And if he, and if I, are not to know what the Constitution means, and what it is, till those two state legislatures, and the twenty-two others, shall agree in its construction, what have we sworn to, when we have sworn to maintain it? I was forcibly struck with one reflection, as the gentleman (Mr. Hayne) went on in his speech. He quoted Mr. Madison's resolutions to prove that a state may interfere, in a case of deliberate, palpable, and dangerous exercise of a power not granted. The honorable gentleman supposes the tariff law to be such an exercise of power; and that, consequently, a case has arisen in which the state may, if they see fit, interfere by its own law. Now, it so happens, nevertheless, that Mr. Madison himself deems this same tariff law quite constitutional. Instead of a clear and palpable violation, it is, in his judgment, no violation at all. So that, while they use his authority for a hypothetical case, they reject it in the very case before them. All this, sir, shows the inherent—futility—I had almost used a stronger word—of conceding this power of interference to the states, and then attempting to secure it from abuse by imposing qualifications, of which the states themselves are to judge. One of two things is true—either the laws or the Union are beyond the discretion, and beyond the control, of the states ; or else we have no constitution of general government, and are thrust back again to the days of the confederacy.
Let me here say, sir, that if the gentleman's doctrine had been received and acted upon in New England, in the times of the embargo and non-intercourse, we should probably now not have been here. The government would, very likely, have gone to pieces, and crumbled into dust. No stronger case can ever arise than existed under those laws; no states can ever entertain a clearer conviction than the New England States then entertained; and if they had been under the influence of that heresy of opinion, as I must call it, which the honorable member espouses, this Union would, in all probability, have been scattered to the four winds. I ask the gentleman, therefore, to apply his principles to that case. I ask him to come forth and declare, whether, in his opinion, the New England States would have been justified in interfering to break up the embargo system, under the conscientious opinions which they held upon it. Had they a right to annul that law? Does he admit, or deny? If that which is thought palpably unconstitutional in South Carolina justifies that state in arresting the progress of the law, tell me, whether that which was thought palpably unconstitutional, also, in Massachusetts, would have justified her in doing the same thing? Sir, I deny the whole doctrine. It has not a foot of ground in the Constitution to stand on. No public man of reputation ever advanced it in Massachusetts, in the warmest times, or could maintain himself upon it there at any time.

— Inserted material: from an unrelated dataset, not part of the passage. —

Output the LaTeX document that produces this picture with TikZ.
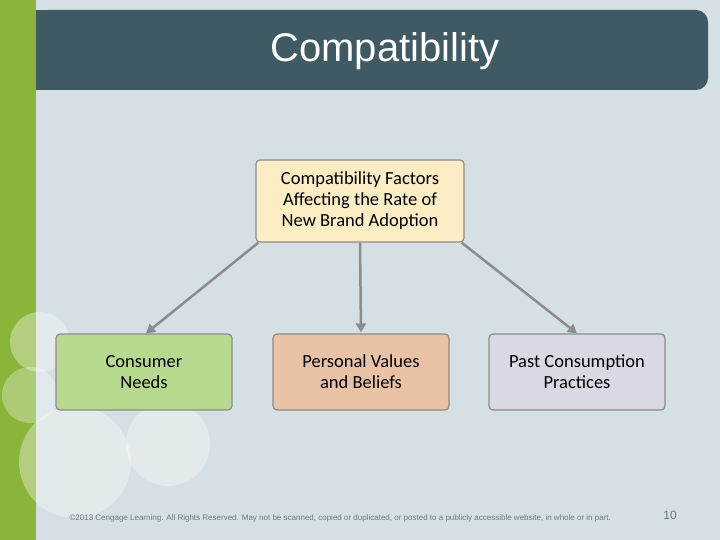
\documentclass[tikz,border=0pt]{standalone}
\usepackage{fontspec}
\setmainfont{Carlito}
\newfontfamily\arialf{Liberation Sans}
\usetikzlibrary{arrows.meta}
\definecolor{bg}{HTML}{D4E0E3}
\definecolor{stripe}{HTML}{8AB53A}
\definecolor{titlebar}{HTML}{3F5A63}
\definecolor{topfill}{HTML}{FDEDC4}
\definecolor{gfill}{HTML}{B7D98F}
\definecolor{pfill}{HTML}{E9C1A4}
\definecolor{lfill}{HTML}{D9D8E5}
\definecolor{edge}{HTML}{8C8C8C}
\tikzset{
  box/.style={draw=edge, line width=1.2pt, rounded corners=4pt, align=center, font=\fontsize{18.5}{21}\selectfont, inner sep=0pt},
  conn/.style={draw=edge, line width=2.5pt, -{Triangle[length=9pt,width=10pt]}},
}
\begin{document}
\begin{tikzpicture}[x=1pt,y=-1pt]
\useasboundingbox (0,0) rectangle (720,540);
\fill[bg] (0,0) rectangle (720,540);
\fill[stripe] (0,0) rectangle (36,540);
\begin{scope}
\clip (0,0) rectangle (720,540);
\fill[white,opacity=0.35] (40,342) circle (30);
\fill[white,opacity=0.3] (30,395) circle (28);
\fill[white,opacity=0.35] (75,462) circle (56);
\fill[white,opacity=0.35] (168,444) circle (42);
\end{scope}
\fill[titlebar, rounded corners=12pt] (36,10) -- (708,10) -- (708,90) -- (36,90) -- cycle;
\fill[titlebar] (36,10) rectangle (60,90);
\node[text=white, font=\arialf\fontsize{40}{46}\selectfont] (title) at (385,51) {Compatibility};
\node[box, fill=topfill, minimum width=208pt, minimum height=82pt] (top) at (360,201) {Compatibility Factors\\ Affecting the Rate of\\ New Brand Adoption};
\node[box, fill=gfill, minimum width=176pt, minimum height=76pt] (b1) at (144,372) {Consumer\\Needs};
\node[box, fill=pfill, minimum width=176pt, minimum height=76pt] (b2) at (361,372) {Personal Values\\and Beliefs};
\node[box, fill=lfill, minimum width=176pt, minimum height=76pt] (b3) at (577,372) {Past Consumption\\Practices};
\draw[conn] (top.south west) ++(3,0) -- ([xshift=2pt]b1.north);
\draw[conn] (top.south) -- ([yshift=1pt]b2.north);
\draw[conn] (top.south east) ++(-3,0) -- (b3.north);
\node[text=titlebar!80, font=\arialf\fontsize{8}{10}\selectfont, anchor=west] (foot) at (66,518) {\copyright 2013 Cengage Learning. All Rights Reserved. May not be scanned, copied or duplicated, or posted to a publicly accessible website, in whole or in part.};
\node[text=titlebar!80, font=\arialf\fontsize{12}{14}\selectfont] (num) at (670,515) {10};
\end{tikzpicture}
\end{document}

I wish now, sir, to make a remark upon the Virginia resolutions of 1798. I cannot undertake to say how these resolutions were understood by those who passed them. Their language is not a little indefinite. In the case of the exercise, by Congress, of a dangerous power, not granted to them, the resolutions assert the right, on the part of the state, to interfere and arrest the progress of the evil. This is susceptible of more than one interpretation. It may mean no more than that the states may interfere by complaint and remonstrance; or by proposing to the people an alteration of the Federal Constitution. This would be all quite unobjectionable; or it may be, that no more is meant than to assert the general right of revolution, as against all governments, in cases of intolerable oppression.